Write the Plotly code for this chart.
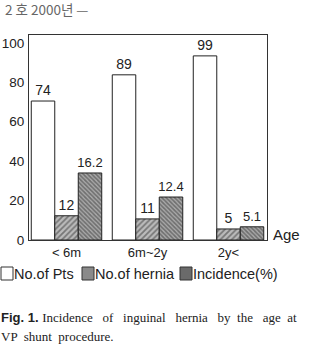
import plotly.graph_objects as go

# Data
age_groups = ["< 6m", "6m~2y", "2y<"]
pts_labels = [74, 89, 99]
hernia_labels = [12, 11, 5]
incidence_labels = [16.2, 12.4, 5.1]
pts_heights = [70.5, 83.8, 93.4]
hernia_heights = [12.3, 10.7, 5.6]
incidence_heights = [34.0, 21.8, 6.7]
y_ticks = [0, 20, 40, 60, 80, 100]

x = list(range(len(age_groups)))
lab_font = dict(family="Liberation Sans, Arial", size=14, color="#222")

fig = go.Figure()
fig.add_trace(go.Bar(
    x=x, y=pts_heights, name="No.of Pts",
    text=[str(v) for v in pts_labels], textposition="outside",
    textfont=lab_font, cliponaxis=False, constraintext="none",
    marker=dict(color="white", line=dict(color="#222", width=1)),
))
fig.add_trace(go.Bar(
    x=x, y=hernia_heights, name="No.of hernia",
    text=[str(v) for v in hernia_labels], textposition="outside",
    textfont=lab_font, cliponaxis=False, constraintext="none",
    marker=dict(color="#999", line=dict(color="#222", width=1),
                pattern=dict(shape="/", size=4, solidity=0.45,
                             fgcolor="#333", bgcolor="#bbb")),
))
fig.add_trace(go.Bar(
    x=x, y=incidence_heights, name="Incidence(%)",
    text=[str(v) for v in incidence_labels], textposition="outside",
    textfont=dict(family="Liberation Sans, Arial", size=13, color="#222"),
    cliponaxis=False, constraintext="none",
    marker=dict(color="#777", line=dict(color="#222", width=1),
                pattern=dict(shape="\\", size=3, solidity=0.55,
                             fgcolor="#333", bgcolor="#aaa")),
))

fig.update_layout(
    width=313, height=355,
    margin=dict(l=29, r=46, t=35, b=115, autoexpand=False),
    paper_bgcolor="white", plot_bgcolor="white",
    barmode="group", bargap=0.13, bargroupgap=0,
    showlegend=False,
    font=dict(family="Liberation Sans, Arial", color="#222"),
)
fig.update_xaxes(
    range=[-0.463, 2.475], tickvals=x, ticktext=age_groups,
    tickfont=dict(size=13), showgrid=False, ticks="", automargin=False,
    showline=True, linecolor="#333", linewidth=1, mirror=True,
    zeroline=False,
)
fig.update_yaxes(
    range=[0, 104], tickvals=y_ticks, tickfont=dict(size=13.5),
    showgrid=False, ticks="", ticklabelstandoff=1, automargin=False,
    showline=True, linecolor="#333", linewidth=1, mirror=True,
    zeroline=False,
)

# "Age" axis label
fig.add_annotation(text="Age", xref="paper", yref="paper", x=1.015, y=0.025,
                   xanchor="left", yanchor="middle", showarrow=False,
                   font=dict(size=15, color="#222"))

px_w, px_h = 238, 205
def px(xp, yp):
    return ((xp - 29) / px_w, (240 - yp) / px_h)

# Header
hx, hy = px(3, 9)
fig.add_annotation(text="2 호 2000년 —", xref="paper", yref="paper",
                   x=hx, y=hy, xanchor="left", yanchor="middle",
                   showarrow=False,
                   font=dict(family="Noto Sans CJK KR", size=13.5, color="#666"))

# Manual legend
legend_items = [
    (0, "No.of Pts", "white"),
    (81, "No.of hernia", "#8a8a8a"),
    (179, "Incidence(%)", "#6a6a6a"),
]
for lx, ltxt, lcol in legend_items:
    x0, y0 = px(lx + 1, 267)
    x1, y1 = px(lx + 13, 280)
    fig.add_shape(type="rect", xref="paper", yref="paper",
                  x0=x0, y0=y0, x1=x1, y1=y1,
                  fillcolor=lcol, line=dict(color="#333", width=1))
    tx, ty = px(lx + 12, 274)
    fig.add_annotation(text=ltxt, xref="paper", yref="paper", x=tx, y=ty,
                       xanchor="left", yanchor="middle", showarrow=False,
                       font=dict(size=14.5, color="#222"))

# Caption
cx, cy = px(-1, 317)
fig.add_annotation(
    text="<b>Fig. 1.</b> <span style='font-family:Liberation Serif'>Incidence   of   inguinal   hernia   by  the   age  at</span>",
    xref="paper", yref="paper", x=cx, y=cy, xanchor="left", yanchor="middle",
    showarrow=False, font=dict(size=13, color="#222"))
cx2, cy2 = px(-1, 336)
fig.add_annotation(
    text="VP  shunt  procedure.",
    xref="paper", yref="paper", x=cx2, y=cy2, xanchor="left", yanchor="middle",
    showarrow=False, font=dict(family="Liberation Serif", size=13, color="#222"))

fig.write_html("out.html")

───

*Problem requirements*.
Without the pictures, write out all of the material exactly.

*Exercise result*.
Write the Plotly code for this chart.
import plotly.graph_objects as go

# Data
age_groups = ["< 6m", "6m~2y", "2y<"]
pts_labels = [74, 89, 99]
hernia_labels = [12, 11, 5]
incidence_labels = [16.2, 12.4, 5.1]
pts_heights = [70.5, 83.8, 93.4]
hernia_heights = [12.3, 10.7, 5.6]
incidence_heights = [34.0, 21.8, 6.7]
y_ticks = [0, 20, 40, 60, 80, 100]

x = list(range(len(age_groups)))
lab_font = dict(family="Liberation Sans, Arial", size=14, color="#222")

fig = go.Figure()
fig.add_trace(go.Bar(
    x=x, y=pts_heights, name="No.of Pts",
    text=[str(v) for v in pts_labels], textposition="outside",
    textfont=lab_font, cliponaxis=False, constraintext="none",
    marker=dict(color="white", line=dict(color="#222", width=1)),
))
fig.add_trace(go.Bar(
    x=x, y=hernia_heights, name="No.of hernia",
    text=[str(v) for v in hernia_labels], textposition="outside",
    textfont=lab_font, cliponaxis=False, constraintext="none",
    marker=dict(color="#999", line=dict(color="#222", width=1),
                pattern=dict(shape="/", size=4, solidity=0.45,
                             fgcolor="#333", bgcolor="#bbb")),
))
fig.add_trace(go.Bar(
    x=x, y=incidence_heights, name="Incidence(%)",
    text=[str(v) for v in incidence_labels], textposition="outside",
    textfont=dict(family="Liberation Sans, Arial", size=13, color="#222"),
    cliponaxis=False, constraintext="none",
    marker=dict(color="#777", line=dict(color="#222", width=1),
                pattern=dict(shape="\\", size=3, solidity=0.55,
                             fgcolor="#333", bgcolor="#aaa")),
))

fig.update_layout(
    width=313, height=355,
    margin=dict(l=29, r=46, t=35, b=115, autoexpand=False),
    paper_bgcolor="white", plot_bgcolor="white",
    barmode="group", bargap=0.13, bargroupgap=0,
    showlegend=False,
    font=dict(family="Liberation Sans, Arial", color="#222"),
)
fig.update_xaxes(
    range=[-0.463, 2.475], tickvals=x, ticktext=age_groups,
    tickfont=dict(size=13), showgrid=False, ticks="", automargin=False,
    showline=True, linecolor="#333", linewidth=1, mirror=True,
    zeroline=False,
)
fig.update_yaxes(
    range=[0, 104], tickvals=y_ticks, tickfont=dict(size=13.5),
    showgrid=False, ticks="", ticklabelstandoff=1, automargin=False,
    showline=True, linecolor="#333", linewidth=1, mirror=True,
    zeroline=False,
)

# "Age" axis label
fig.add_annotation(text="Age", xref="paper", yref="paper", x=1.015, y=0.025,
                   xanchor="left", yanchor="middle", showarrow=False,
                   font=dict(size=15, color="#222"))

px_w, px_h = 238, 205
def px(xp, yp):
    return ((xp - 29) / px_w, (240 - yp) / px_h)

# Header
hx, hy = px(3, 9)
fig.add_annotation(text="2 호 2000년 —", xref="paper", yref="paper",
                   x=hx, y=hy, xanchor="left", yanchor="middle",
                   showarrow=False,
                   font=dict(family="Noto Sans CJK KR", size=13.5, color="#666"))

# Manual legend
legend_items = [
    (0, "No.of Pts", "white"),
    (81, "No.of hernia", "#8a8a8a"),
    (179, "Incidence(%)", "#6a6a6a"),
]
for lx, ltxt, lcol in legend_items:
    x0, y0 = px(lx + 1, 267)
    x1, y1 = px(lx + 13, 280)
    fig.add_shape(type="rect", xref="paper", yref="paper",
                  x0=x0, y0=y0, x1=x1, y1=y1,
                  fillcolor=lcol, line=dict(color="#333", width=1))
    tx, ty = px(lx + 12, 274)
    fig.add_annotation(text=ltxt, xref="paper", yref="paper", x=tx, y=ty,
                       xanchor="left", yanchor="middle", showarrow=False,
                       font=dict(size=14.5, color="#222"))

# Caption
cx, cy = px(-1, 317)
fig.add_annotation(
    text="<b>Fig. 1.</b> <span style='font-family:Liberation Serif'>Incidence   of   inguinal   hernia   by  the   age  at</span>",
    xref="paper", yref="paper", x=cx, y=cy, xanchor="left", yanchor="middle",
    showarrow=False, font=dict(size=13, color="#222"))
cx2, cy2 = px(-1, 336)
fig.add_annotation(
    text="VP  shunt  procedure.",
    xref="paper", yref="paper", x=cx2, y=cy2, xanchor="left", yanchor="middle",
    showarrow=False, font=dict(family="Liberation Serif", size=13, color="#222"))

fig.write_html("out.html")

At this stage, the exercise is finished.